I find this makes much more sense to do in SFDC. Marketo's cross-lead lookup functionality through the UI is nearly non-existent, with the exception of "duplicate field" filters. I'd have an SFDC workflow run upon the SFDC lead creation, and if there's a customer match, mark a separate SFDC field (synced with Marketo) to show that the record has a customer match based on email address.
That way you can run automation based on that field becoming "Customer" or not, such as your Lifecycle Processing to move them from MQL to Customer.
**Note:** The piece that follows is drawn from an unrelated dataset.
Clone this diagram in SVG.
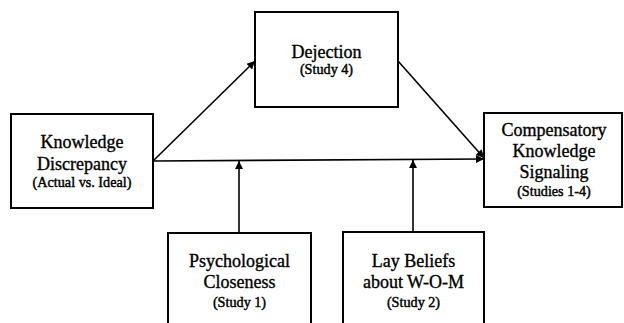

If you're writing to that separate field, also, you can have a more modular setup where you're improving the accuracy of writing to "Customer" field or not—you'll quickly see there are other exception situations running where you'll want to improve the logic, and it becomes easier to improve the logic when you're writing to a separate field with workflows so you don't just need one monster workflow to supply all use cases.
E.g.:
- Workflow triggered upon SFDC lead creation looking up against existing customer email domains and marking the new lead as 'Customer'
- Workflow triggered upon an SFDC lead/contact being unmarked as a customer, and then unmarking all matching email domains to no longer be 'Customer'
- Workflow triggered upon an SFDC lead/contact being marked as a customer (new customer), then marking all matching email domains as 'Customer'
I think maintaining the customer list of email addresses in Marketo becomes really unmanageable very quickly. You have to add a daily task for two individuals (one Marketo person, one customer list-holding person) to update it; it isn't real-time, just updated once a day; it's easy to overlook when someone goes on vacation or is sick or has too much work. Doing it in Marketo with a "customer" email address smart list isn't scalable or robust.